** begin RECORDS SHOWN **

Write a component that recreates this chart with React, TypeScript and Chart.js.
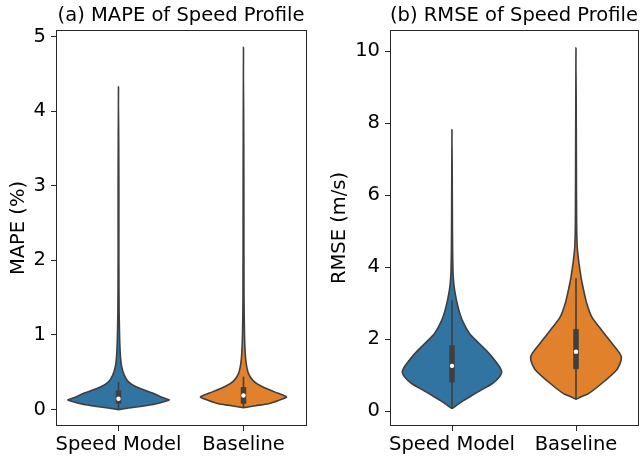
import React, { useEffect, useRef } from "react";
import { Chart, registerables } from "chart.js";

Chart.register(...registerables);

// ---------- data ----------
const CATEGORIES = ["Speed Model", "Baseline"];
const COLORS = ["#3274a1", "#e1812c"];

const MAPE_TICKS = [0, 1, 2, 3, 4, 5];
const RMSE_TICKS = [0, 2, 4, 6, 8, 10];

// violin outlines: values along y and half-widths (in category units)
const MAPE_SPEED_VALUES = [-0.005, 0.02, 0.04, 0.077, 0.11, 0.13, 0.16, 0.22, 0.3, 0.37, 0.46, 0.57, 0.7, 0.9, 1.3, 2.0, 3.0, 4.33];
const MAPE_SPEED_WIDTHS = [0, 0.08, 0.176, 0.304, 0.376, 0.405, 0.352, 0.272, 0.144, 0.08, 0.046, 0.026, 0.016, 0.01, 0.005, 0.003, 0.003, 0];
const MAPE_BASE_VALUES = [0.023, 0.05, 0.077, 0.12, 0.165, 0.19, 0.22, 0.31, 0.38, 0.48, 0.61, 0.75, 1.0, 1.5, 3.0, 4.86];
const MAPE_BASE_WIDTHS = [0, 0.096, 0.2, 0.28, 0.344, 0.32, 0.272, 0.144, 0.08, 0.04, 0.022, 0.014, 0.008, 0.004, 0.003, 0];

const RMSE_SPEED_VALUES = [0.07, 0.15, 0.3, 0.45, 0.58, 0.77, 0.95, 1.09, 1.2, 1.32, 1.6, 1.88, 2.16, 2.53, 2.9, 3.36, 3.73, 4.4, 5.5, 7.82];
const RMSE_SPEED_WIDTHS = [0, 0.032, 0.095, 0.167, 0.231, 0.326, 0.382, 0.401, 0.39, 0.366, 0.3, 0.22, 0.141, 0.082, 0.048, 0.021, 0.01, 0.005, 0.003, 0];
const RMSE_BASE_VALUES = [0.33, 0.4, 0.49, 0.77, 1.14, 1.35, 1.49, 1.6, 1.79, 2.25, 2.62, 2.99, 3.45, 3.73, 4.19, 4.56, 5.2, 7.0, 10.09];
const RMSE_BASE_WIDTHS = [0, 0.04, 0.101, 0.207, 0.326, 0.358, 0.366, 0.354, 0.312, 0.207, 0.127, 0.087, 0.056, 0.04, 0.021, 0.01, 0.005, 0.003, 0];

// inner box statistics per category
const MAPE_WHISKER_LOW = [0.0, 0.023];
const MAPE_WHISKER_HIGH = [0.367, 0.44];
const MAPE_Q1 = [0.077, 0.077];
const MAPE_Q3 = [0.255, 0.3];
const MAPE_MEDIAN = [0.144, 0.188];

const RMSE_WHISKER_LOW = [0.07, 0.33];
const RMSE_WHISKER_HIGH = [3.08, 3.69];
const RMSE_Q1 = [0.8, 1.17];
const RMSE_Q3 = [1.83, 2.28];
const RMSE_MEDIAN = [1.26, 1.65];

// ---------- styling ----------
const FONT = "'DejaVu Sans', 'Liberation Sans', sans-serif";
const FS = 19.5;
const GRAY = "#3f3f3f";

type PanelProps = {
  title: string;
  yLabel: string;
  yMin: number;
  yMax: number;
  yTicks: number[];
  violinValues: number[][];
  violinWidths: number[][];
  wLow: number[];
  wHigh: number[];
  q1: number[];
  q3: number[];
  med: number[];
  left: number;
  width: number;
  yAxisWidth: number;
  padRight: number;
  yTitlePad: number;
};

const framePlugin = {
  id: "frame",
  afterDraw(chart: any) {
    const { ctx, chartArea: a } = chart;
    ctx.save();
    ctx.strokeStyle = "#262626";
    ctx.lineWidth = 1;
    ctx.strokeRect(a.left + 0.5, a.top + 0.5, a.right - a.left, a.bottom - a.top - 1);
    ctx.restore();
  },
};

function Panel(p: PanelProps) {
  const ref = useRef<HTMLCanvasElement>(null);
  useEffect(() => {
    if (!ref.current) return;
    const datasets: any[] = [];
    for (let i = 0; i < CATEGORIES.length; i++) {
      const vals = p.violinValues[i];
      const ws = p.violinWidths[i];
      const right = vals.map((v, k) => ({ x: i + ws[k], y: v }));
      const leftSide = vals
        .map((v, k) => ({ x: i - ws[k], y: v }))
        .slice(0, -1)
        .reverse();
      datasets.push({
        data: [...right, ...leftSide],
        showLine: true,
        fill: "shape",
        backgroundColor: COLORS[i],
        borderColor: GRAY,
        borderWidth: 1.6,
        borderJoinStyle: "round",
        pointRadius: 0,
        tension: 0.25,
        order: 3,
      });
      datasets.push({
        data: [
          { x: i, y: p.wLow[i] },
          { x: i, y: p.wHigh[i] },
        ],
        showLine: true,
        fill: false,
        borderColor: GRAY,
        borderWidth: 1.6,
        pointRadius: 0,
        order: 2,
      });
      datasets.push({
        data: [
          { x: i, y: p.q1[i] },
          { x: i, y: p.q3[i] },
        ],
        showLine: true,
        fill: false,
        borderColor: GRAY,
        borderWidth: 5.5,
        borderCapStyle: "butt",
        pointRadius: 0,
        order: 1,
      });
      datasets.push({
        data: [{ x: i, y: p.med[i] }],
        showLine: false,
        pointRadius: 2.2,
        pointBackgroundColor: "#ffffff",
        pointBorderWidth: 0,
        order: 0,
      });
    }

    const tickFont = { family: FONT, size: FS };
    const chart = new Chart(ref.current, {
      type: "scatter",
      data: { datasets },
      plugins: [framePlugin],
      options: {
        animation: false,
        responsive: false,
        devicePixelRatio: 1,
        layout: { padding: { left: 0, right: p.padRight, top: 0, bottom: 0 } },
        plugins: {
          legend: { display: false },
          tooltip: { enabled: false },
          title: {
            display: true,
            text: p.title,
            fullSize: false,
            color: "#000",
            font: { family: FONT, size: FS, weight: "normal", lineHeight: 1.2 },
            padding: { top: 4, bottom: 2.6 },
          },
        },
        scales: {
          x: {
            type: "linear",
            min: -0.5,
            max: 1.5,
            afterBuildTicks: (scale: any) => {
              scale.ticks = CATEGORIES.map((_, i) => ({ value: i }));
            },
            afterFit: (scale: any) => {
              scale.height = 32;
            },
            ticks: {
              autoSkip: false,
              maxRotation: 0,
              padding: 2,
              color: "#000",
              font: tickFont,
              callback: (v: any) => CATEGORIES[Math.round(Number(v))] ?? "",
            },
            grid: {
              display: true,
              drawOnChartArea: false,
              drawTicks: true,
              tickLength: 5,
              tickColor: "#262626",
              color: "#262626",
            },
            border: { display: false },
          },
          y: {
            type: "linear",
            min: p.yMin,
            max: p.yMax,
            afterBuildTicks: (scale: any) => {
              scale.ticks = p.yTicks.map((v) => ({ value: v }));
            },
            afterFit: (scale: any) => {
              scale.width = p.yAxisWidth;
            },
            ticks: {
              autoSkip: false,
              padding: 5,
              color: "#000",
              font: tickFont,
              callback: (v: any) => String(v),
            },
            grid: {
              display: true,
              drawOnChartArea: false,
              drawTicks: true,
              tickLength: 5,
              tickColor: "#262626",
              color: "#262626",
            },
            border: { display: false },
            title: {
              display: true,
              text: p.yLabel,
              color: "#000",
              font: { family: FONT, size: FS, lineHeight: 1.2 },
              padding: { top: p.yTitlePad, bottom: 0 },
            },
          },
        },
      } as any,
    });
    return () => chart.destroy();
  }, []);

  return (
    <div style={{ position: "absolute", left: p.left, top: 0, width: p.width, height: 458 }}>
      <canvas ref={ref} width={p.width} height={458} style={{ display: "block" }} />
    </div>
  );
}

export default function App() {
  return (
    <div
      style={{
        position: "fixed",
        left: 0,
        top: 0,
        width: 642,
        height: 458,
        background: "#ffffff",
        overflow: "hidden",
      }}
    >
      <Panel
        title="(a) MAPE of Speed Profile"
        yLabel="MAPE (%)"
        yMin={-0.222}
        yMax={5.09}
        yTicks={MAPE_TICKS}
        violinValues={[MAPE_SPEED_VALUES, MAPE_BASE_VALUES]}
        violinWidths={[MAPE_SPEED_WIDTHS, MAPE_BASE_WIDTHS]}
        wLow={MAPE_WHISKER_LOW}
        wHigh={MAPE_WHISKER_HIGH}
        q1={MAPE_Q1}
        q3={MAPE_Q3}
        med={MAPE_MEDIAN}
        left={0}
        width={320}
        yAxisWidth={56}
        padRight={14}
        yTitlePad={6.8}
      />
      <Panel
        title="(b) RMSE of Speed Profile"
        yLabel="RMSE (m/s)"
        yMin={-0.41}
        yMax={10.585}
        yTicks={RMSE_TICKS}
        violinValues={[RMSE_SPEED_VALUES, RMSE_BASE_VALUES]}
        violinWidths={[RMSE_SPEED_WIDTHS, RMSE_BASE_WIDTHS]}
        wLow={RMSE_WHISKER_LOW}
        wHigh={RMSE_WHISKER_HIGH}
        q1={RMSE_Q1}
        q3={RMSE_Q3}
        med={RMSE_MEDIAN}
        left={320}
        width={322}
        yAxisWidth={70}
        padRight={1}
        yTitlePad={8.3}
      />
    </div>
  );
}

** end RECORDS SHOWN **
** begin RECORDS SHOWN **

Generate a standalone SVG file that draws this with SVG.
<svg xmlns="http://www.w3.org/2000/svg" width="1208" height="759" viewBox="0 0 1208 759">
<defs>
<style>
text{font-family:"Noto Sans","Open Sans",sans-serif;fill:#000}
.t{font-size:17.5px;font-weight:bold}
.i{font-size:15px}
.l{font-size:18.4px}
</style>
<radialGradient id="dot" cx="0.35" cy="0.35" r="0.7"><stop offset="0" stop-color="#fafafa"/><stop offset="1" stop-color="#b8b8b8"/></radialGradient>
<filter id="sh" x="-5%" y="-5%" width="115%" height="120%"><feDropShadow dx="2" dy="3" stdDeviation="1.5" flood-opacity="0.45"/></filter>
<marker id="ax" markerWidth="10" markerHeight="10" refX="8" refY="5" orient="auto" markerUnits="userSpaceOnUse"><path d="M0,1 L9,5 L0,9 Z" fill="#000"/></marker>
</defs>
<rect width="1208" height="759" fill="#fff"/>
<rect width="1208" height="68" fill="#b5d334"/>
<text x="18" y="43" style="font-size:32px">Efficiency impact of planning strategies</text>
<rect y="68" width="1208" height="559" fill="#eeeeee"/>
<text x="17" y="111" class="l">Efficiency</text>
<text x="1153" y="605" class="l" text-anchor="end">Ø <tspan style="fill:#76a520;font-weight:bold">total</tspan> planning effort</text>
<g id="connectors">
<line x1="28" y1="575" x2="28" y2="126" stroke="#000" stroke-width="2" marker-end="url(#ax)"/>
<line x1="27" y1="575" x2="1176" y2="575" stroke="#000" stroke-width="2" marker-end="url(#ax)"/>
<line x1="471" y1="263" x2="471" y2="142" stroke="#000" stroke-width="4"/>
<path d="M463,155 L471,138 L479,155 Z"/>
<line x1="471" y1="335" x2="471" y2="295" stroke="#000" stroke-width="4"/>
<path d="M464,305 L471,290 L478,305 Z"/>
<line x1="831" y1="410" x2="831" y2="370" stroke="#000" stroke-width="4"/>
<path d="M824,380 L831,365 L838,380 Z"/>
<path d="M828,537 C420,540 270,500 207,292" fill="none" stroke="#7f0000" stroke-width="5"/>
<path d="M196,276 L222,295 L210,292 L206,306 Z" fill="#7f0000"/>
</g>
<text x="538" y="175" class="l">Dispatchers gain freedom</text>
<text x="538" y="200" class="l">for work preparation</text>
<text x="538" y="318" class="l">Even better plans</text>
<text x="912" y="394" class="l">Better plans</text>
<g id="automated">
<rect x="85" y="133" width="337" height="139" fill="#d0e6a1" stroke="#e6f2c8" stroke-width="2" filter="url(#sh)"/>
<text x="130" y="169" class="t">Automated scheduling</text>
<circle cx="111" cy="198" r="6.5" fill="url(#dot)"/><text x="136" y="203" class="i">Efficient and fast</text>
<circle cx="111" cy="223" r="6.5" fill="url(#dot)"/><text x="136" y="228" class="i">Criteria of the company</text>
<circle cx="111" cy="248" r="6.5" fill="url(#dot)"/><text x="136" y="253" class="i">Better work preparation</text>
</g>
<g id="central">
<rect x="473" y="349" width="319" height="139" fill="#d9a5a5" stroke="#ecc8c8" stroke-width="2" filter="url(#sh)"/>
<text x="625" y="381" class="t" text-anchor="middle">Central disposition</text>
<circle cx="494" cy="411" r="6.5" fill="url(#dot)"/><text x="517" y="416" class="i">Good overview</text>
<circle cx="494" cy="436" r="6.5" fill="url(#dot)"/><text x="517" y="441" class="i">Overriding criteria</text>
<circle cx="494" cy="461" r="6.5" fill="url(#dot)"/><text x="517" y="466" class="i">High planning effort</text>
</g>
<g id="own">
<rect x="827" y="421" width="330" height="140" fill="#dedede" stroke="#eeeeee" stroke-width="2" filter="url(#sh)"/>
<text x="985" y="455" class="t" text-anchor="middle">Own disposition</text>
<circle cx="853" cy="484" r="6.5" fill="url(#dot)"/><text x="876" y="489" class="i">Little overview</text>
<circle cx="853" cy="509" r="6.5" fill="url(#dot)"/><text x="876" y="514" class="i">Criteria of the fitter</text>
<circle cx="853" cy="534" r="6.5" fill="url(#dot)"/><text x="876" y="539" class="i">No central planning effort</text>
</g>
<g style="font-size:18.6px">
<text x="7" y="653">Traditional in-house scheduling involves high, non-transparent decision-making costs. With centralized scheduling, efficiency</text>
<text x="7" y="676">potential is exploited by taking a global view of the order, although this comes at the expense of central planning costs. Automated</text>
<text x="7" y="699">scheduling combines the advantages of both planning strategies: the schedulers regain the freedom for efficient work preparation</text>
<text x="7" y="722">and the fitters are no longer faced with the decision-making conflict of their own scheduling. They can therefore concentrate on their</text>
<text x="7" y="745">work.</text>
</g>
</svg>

** end RECORDS SHOWN **
** begin RECORDS SHOWN **

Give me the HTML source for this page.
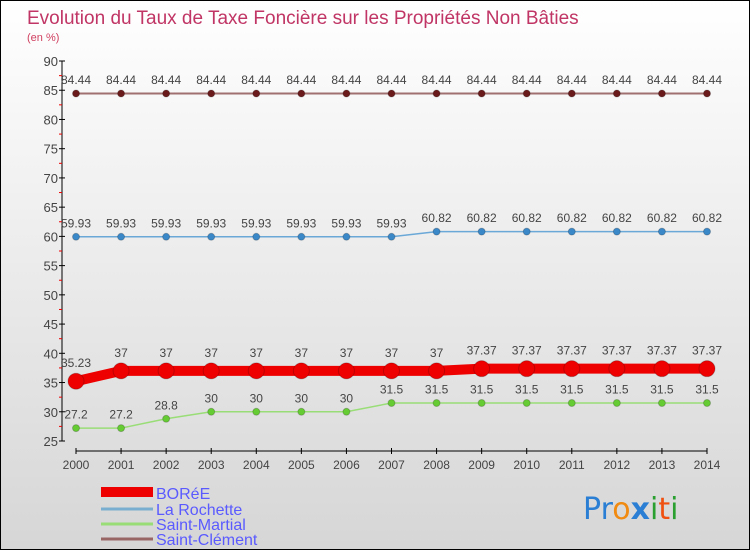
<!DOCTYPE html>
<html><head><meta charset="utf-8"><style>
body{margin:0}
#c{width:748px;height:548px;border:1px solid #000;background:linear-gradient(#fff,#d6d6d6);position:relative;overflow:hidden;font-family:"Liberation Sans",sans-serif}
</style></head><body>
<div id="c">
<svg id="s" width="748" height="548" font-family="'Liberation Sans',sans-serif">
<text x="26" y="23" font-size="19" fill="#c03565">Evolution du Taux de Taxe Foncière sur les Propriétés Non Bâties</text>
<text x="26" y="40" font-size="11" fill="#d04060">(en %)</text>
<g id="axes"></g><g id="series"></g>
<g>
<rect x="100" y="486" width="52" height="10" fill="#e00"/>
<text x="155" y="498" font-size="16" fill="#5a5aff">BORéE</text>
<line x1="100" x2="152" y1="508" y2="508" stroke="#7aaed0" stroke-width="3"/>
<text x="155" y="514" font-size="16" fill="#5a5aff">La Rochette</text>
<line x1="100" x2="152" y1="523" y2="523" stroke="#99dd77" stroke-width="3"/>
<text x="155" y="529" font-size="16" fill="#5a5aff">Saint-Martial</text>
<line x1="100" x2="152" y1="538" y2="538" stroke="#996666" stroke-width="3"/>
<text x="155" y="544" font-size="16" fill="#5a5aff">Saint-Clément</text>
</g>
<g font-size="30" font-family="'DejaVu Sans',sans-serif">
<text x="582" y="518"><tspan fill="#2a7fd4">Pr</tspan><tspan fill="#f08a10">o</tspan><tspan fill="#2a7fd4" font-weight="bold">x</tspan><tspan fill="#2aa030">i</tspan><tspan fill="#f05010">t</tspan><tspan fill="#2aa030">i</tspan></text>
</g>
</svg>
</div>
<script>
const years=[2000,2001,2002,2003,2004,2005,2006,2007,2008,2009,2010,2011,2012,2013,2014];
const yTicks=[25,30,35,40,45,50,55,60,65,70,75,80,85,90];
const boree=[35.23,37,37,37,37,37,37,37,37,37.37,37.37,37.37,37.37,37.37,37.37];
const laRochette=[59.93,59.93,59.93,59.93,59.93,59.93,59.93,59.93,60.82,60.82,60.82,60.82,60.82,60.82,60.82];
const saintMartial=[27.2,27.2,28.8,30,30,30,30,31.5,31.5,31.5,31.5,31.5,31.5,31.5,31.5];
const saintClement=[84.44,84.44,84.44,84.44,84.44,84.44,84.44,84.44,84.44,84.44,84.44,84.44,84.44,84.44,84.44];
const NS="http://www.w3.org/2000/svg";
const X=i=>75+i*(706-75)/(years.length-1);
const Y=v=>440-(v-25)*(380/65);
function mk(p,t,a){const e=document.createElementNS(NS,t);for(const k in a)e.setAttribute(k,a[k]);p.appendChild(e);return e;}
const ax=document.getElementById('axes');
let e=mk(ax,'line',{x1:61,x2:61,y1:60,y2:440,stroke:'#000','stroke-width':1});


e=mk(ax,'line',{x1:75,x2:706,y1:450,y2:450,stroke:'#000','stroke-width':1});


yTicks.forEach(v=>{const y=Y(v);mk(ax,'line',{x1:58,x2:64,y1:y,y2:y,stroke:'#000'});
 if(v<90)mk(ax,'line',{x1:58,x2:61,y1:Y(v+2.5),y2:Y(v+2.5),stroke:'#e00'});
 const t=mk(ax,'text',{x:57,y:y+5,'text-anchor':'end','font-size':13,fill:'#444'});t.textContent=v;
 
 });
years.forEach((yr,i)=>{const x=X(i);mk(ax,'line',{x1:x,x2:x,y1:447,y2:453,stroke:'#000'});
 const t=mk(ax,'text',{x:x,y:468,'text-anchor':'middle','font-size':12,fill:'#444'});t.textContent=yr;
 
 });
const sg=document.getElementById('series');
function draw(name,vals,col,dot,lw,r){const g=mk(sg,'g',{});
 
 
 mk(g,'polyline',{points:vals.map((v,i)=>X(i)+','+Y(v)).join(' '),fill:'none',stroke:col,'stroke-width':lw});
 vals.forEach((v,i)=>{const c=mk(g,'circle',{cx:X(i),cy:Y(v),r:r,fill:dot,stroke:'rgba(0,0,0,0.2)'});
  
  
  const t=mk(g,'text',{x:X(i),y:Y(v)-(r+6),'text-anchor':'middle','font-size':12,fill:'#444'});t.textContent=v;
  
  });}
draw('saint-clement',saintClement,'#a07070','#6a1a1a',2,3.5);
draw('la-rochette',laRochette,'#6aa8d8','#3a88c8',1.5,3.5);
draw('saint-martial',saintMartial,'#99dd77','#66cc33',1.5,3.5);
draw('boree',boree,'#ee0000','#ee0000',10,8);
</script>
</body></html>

** end RECORDS SHOWN **

YOUR INSTRUCTIONS:
Write out word for word the lines above that run from the one with "Write a component" to the one with "const RMSE_TICKS = [0, 2, 4, 6, 8, 10];". Include both end lines; exclude the images.

PROBLEM SOLUTION:
Write a component that recreates this chart with React, TypeScript and Chart.js.
import React, { useEffect, useRef } from "react";
import { Chart, registerables } from "chart.js";

Chart.register(...registerables);

// ---------- data ----------
const CATEGORIES = ["Speed Model", "Baseline"];
const COLORS = ["#3274a1", "#e1812c"];

const MAPE_TICKS = [0, 1, 2, 3, 4, 5];
const RMSE_TICKS = [0, 2, 4, 6, 8, 10];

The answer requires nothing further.